*DATA SEGMENT*
** BEGIN **
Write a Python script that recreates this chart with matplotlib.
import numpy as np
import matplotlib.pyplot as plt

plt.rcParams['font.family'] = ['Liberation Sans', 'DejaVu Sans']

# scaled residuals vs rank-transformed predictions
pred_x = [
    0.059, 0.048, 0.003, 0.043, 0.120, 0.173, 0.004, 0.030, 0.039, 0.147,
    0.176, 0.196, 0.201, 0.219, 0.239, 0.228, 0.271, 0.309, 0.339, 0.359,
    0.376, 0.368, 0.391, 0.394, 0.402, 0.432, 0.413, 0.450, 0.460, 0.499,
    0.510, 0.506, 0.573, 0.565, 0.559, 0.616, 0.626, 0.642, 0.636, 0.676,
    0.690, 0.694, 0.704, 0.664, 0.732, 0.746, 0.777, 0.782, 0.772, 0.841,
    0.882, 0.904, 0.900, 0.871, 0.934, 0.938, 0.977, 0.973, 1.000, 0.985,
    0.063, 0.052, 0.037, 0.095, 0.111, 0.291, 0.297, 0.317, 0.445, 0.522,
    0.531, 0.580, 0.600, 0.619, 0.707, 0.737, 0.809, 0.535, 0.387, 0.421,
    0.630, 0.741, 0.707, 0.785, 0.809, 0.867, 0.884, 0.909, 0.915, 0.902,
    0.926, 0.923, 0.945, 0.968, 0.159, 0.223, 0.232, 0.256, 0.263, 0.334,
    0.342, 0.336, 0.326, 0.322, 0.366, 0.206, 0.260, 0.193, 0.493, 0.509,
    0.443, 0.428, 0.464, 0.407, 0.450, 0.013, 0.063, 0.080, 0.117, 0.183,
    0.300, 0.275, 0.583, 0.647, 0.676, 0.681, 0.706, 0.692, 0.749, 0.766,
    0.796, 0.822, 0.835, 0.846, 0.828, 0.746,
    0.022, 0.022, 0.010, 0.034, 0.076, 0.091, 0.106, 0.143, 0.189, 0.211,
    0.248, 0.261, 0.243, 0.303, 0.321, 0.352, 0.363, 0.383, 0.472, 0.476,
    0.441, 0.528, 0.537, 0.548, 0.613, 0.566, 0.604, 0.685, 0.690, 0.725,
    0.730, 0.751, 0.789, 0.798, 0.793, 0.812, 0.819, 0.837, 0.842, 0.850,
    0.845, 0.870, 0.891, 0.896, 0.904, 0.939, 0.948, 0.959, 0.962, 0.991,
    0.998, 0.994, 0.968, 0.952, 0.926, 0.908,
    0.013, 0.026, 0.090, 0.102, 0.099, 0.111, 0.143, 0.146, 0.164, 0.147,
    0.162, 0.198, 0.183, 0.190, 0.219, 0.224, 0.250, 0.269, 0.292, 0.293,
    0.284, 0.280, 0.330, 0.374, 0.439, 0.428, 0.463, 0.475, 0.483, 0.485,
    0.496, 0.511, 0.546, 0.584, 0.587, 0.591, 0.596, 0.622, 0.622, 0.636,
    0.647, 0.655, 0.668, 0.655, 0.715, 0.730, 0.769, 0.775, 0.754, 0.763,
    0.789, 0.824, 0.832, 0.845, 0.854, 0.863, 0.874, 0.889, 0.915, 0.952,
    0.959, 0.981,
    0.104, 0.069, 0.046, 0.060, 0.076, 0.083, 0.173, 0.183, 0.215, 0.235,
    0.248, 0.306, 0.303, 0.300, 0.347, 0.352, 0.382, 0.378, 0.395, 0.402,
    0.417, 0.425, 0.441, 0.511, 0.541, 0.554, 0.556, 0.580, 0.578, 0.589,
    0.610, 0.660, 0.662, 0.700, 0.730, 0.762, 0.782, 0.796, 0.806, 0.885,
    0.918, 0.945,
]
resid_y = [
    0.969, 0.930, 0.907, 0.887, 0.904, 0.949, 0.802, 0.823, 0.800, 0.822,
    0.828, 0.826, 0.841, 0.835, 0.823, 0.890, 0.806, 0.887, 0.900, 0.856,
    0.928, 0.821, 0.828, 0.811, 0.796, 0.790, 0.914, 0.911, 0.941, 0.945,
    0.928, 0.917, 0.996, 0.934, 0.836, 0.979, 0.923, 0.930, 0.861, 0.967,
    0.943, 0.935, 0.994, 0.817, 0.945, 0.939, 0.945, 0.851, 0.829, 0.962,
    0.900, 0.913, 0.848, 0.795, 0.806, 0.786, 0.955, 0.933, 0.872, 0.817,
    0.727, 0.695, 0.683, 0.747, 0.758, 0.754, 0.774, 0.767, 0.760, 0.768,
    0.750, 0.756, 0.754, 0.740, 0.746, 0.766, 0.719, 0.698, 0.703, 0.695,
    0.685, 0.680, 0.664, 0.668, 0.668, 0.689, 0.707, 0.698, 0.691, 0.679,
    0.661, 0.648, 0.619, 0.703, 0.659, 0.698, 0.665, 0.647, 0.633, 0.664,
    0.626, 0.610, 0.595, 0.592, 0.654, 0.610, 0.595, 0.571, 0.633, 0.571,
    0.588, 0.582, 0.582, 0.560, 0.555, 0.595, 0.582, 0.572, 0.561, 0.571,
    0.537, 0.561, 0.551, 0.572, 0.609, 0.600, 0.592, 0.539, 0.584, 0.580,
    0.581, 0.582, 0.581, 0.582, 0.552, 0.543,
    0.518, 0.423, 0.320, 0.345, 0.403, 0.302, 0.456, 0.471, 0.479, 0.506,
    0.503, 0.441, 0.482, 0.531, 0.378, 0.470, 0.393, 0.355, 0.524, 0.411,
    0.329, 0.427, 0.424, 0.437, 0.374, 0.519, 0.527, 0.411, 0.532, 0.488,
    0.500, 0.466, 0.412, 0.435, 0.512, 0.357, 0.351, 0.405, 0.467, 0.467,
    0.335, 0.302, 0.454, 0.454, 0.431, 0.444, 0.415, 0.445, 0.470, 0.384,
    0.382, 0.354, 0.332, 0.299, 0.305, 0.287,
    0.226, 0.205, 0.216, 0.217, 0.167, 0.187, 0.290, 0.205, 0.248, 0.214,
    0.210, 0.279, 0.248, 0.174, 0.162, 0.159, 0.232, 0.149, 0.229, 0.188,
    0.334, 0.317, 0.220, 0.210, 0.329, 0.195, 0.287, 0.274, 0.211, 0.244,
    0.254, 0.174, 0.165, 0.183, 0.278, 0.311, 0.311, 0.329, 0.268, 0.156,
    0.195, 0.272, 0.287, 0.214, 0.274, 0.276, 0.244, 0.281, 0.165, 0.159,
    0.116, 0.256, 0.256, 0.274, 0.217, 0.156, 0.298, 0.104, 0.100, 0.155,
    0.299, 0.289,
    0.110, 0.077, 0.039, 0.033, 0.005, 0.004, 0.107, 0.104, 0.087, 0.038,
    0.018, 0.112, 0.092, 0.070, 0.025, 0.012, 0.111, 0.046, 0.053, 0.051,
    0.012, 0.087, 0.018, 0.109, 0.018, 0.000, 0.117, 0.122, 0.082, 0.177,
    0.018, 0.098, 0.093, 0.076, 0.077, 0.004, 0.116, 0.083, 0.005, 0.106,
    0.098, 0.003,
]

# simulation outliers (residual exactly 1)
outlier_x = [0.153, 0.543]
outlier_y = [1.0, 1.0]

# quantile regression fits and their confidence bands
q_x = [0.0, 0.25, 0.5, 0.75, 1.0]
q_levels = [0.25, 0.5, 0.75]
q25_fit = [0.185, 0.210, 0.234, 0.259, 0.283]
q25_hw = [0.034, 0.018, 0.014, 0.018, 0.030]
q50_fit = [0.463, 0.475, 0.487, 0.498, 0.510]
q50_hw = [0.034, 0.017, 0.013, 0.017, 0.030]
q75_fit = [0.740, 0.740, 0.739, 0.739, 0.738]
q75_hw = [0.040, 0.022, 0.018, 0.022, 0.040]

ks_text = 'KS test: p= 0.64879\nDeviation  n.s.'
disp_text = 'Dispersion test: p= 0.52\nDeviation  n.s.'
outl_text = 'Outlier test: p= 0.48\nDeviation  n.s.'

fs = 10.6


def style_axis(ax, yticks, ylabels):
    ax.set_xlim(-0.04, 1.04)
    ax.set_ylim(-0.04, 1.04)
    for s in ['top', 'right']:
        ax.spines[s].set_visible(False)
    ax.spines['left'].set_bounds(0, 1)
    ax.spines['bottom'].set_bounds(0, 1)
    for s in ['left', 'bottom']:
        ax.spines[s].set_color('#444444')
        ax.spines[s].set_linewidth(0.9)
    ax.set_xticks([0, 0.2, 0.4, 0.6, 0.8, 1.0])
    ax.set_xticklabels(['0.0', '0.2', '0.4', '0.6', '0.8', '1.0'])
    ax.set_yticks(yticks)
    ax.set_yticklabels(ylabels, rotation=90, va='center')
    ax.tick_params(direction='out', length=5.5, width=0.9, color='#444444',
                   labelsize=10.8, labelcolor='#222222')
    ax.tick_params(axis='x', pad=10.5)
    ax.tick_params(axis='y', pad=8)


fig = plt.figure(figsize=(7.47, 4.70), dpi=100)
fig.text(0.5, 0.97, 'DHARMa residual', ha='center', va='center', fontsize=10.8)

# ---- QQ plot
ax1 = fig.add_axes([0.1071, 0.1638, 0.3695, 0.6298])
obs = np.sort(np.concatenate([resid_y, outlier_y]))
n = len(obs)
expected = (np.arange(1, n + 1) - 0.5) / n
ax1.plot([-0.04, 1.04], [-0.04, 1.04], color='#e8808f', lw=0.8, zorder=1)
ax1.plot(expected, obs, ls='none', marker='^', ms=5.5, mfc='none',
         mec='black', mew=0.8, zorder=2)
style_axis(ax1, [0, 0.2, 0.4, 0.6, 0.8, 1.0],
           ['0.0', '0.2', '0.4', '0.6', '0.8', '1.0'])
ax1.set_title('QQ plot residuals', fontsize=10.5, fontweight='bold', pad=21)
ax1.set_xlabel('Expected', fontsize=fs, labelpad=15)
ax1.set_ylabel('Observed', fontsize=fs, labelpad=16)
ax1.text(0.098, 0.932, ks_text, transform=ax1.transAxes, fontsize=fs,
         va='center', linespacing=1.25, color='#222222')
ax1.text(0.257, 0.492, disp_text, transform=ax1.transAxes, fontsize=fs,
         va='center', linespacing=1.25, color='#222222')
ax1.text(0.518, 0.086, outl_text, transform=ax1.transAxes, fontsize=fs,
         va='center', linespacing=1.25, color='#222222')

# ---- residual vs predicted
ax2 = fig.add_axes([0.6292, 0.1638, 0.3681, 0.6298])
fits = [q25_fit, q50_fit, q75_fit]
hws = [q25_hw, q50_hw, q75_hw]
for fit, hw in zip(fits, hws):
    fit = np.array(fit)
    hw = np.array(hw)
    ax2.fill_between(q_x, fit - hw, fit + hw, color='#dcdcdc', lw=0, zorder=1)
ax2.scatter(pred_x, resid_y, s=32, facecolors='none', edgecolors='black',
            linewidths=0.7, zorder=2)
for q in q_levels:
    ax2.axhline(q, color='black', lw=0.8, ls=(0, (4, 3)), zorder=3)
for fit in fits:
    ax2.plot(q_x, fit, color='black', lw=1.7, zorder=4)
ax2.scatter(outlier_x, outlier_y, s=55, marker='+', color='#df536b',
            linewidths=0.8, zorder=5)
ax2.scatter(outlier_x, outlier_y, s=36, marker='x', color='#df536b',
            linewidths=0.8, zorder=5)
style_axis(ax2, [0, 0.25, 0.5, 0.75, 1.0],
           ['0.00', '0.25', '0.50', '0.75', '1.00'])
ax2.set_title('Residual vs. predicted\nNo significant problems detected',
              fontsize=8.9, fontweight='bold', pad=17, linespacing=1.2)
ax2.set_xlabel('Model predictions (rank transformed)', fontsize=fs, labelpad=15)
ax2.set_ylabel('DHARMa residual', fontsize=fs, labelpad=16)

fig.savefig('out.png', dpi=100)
** END **
Lines from the beginning of the data above through the line containing "plt.rcParams['font.family'] = ['Liberation" are to be returned exactly, and no others.

Write a Python script that recreates this chart with matplotlib.
import numpy as np
import matplotlib.pyplot as plt

plt.rcParams['font.family'] = ['Liberation Sans', 'DejaVu Sans']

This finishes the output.